Variations in stress sensitivity and genomic expression in diverse S. cerevisiae isolates

Abstract

Interactions between an organism and its environment can significantly influence phenotypic evolution. A first step toward understanding this process is to characterize phenotypic diversity within and between populations. We explored the phenotypic variation in stress sensitivity and genomic expression in a large panel of Saccharomyces strains collected from diverse environments. We measured the sensitivity of 52 strains to 14 environmental conditions, compared genomic expression in 18 strains, and identified gene copy-number variations in six of these isolates. Our results demonstrate a large degree of phenotypic variation in stress sensitivity and gene expression. Analysis of these datasets reveals relationships between strains from similar niches, suggests common and unique features of yeast habitats, and implicates genes whose variable expression is linked to stress resistance. Using a simple metric to suggest cases of selection, we found that strains collected from oak exudates are phenotypically more similar than expected based on their genetic diversity, while sake and vineyard isolates display more diverse phenotypes than expected under a neutral model. We also show that the laboratory strain S288c is phenotypically distinct from all of the other strains studied here, in terms of stress sensitivity, gene expression, Ty copy number, mitochondrial content, and gene-dosage control. These results highlight the value of understanding the genetic basis of phenotypic variation and raise caution about using laboratory strains for comparative genomics.

Figure 1. Phylogeny of Saccharomyces strains used in this study.
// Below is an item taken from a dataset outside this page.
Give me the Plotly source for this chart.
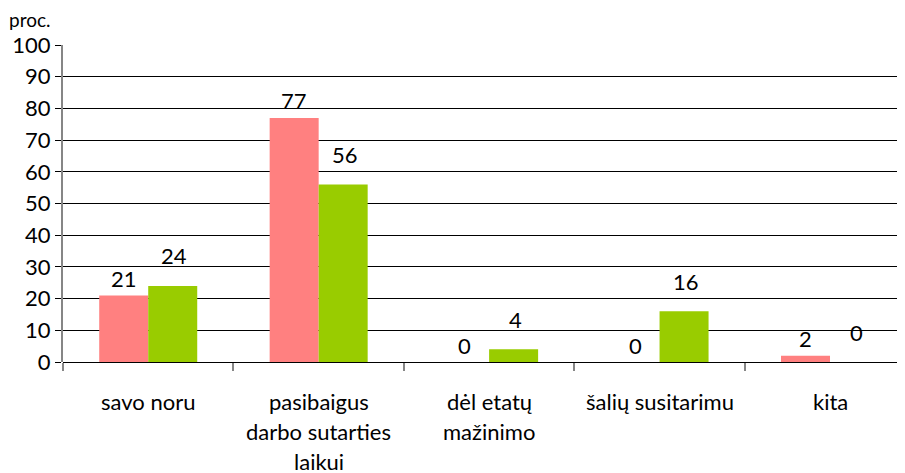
import plotly.graph_objects as go

categories = ["savo noru", "pasibaigus<br>darbo sutarties<br>laikui", "dėl etatų<br>mažinimo",
              "šalių susitarimu", "kita"]
series_a = [21, 77, 0, 0, 2]
series_b = [24, 56, 4, 16, 0]
y_ticks = [0, 10, 20, 30, 40, 50, 60, 70, 80, 90, 100]

FONT = "Lato"
FS = 22
fig = go.Figure()
fig.add_trace(go.Bar(x=categories, y=series_a, marker_color="#FF8080", marker_line_width=0))
fig.add_trace(go.Bar(x=categories, y=series_b, marker_color="#99CC00", marker_line_width=0))

annotations = [dict(text="proc.", xref="paper", yref="paper", x=-55 / 842, y=1,
                    xanchor="left", yanchor="bottom", yshift=12, xshift=-1, showarrow=False,
                    font=dict(family=FONT, size=19, color="black"))]
# value labels
for vals, xs, ys in ((series_a, -24.5, 17), (series_b, 26, 30)):
    for i, v in enumerate(vals):
        annotations.append(dict(text=str(v), xref="x", yref="y", x=i, y=v,
                                xshift=xs, yshift=ys, xanchor="center", yanchor="middle",
                                showarrow=False, font=dict(family=FONT, size=FS, color="black")))
# category labels, line by line
for i, cat in enumerate(categories):
    for j, line in enumerate(cat.split("<br>")):
        annotations.append(dict(text=line, xref="x", yref="y", x=i, y=0,
                                yshift=-(39 + 30 * j), xanchor="center", yanchor="middle",
                                showarrow=False, font=dict(family=FONT, size=FS, color="black")))

fig.update_layout(
    width=897, height=465,
    margin=dict(l=55, r=0, t=37, b=111, autoexpand=False),
    paper_bgcolor="white", plot_bgcolor="white",
    barmode="group", bargap=0.425, bargroupgap=0,
    showlegend=False,
    font=dict(family=FONT, size=FS, color="black"),
    annotations=annotations,
)
fig.update_xaxes(type="category", range=[-0.5, 4.44], tickson="boundaries",
                 ticks="outside", ticklen=8, tickcolor="#868686", tickwidth=2,
                 showgrid=False, showline=False, showticklabels=False, automargin=False)
fig.update_yaxes(range=[0, 100], tickvals=y_ticks, showgrid=True, gridcolor="black",
                 gridwidth=1, zeroline=True, zerolinecolor="black", zerolinewidth=1,
                 showline=True, linecolor="#868686", linewidth=2,
                 ticks="outside", ticklen=6, tickcolor="black", automargin=False,
                 tickfont=dict(family=FONT, size=FS))

fig.write_html("out.html")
The phylogeny was inferred from 13,061 bp of coding and non-coding sequence generated by and this study, using the program MrBayes . Nodes with a posterior probability<0.9 are collapsed. Strains are color coded according to the niche from which they were originally isolated, as shown in the key at the bottom of the figure.

Figure 2. Phenotypic variation in diverse Saccharomyces strains.

The viability of 52 Saccharomyces strains and species grown under 14 different environmental conditions was measured. Strains were grown in at least duplicate on solid agar plates containing 1–3 doses of each environmental variable, as described in Materials and Methods. Each row on the plot represents a different strain and each column indicates a given environment. Colored boxes represent the average growth score of each strain grown in each environment, according to the key shown at the lower right. Strains and conditions were organized by hierarchical clustering using the Pearson correlation as a similarity metric.

Figure 3. Variation in gene expression in S. cerevisiae isolates.

The diagrams show the average log2 expression differences measured in the denoted strains. Each row represents a given gene and each column represents a different strain, color-coded as described in Figure 1. (A) Expression patterns of 2,680 genes that varied significantly (FDR = 0.01, paired t-test) in at least one strain compared to S288c. (B) Expression patterns of 953 genes that varied significantly in at least one strain compared to strain YPS163 (FDR = 0.01, unpaired t-test). For (A) and (B), a red color indicates higher expression and a green color represents lower expression in the denoted strain compared to S288c, according to the key. (C) Expression patterns of 1,330 genes that varied significantly (FDR = 0.01, paired t-test) in at least one strain compared to the mean expression of all 17 strains. Here, red and green correspond to higher and lower expression, respectively, compared to the mean expression of that gene in all strains. Genes were organized independently in each plot by hierarchical clustering.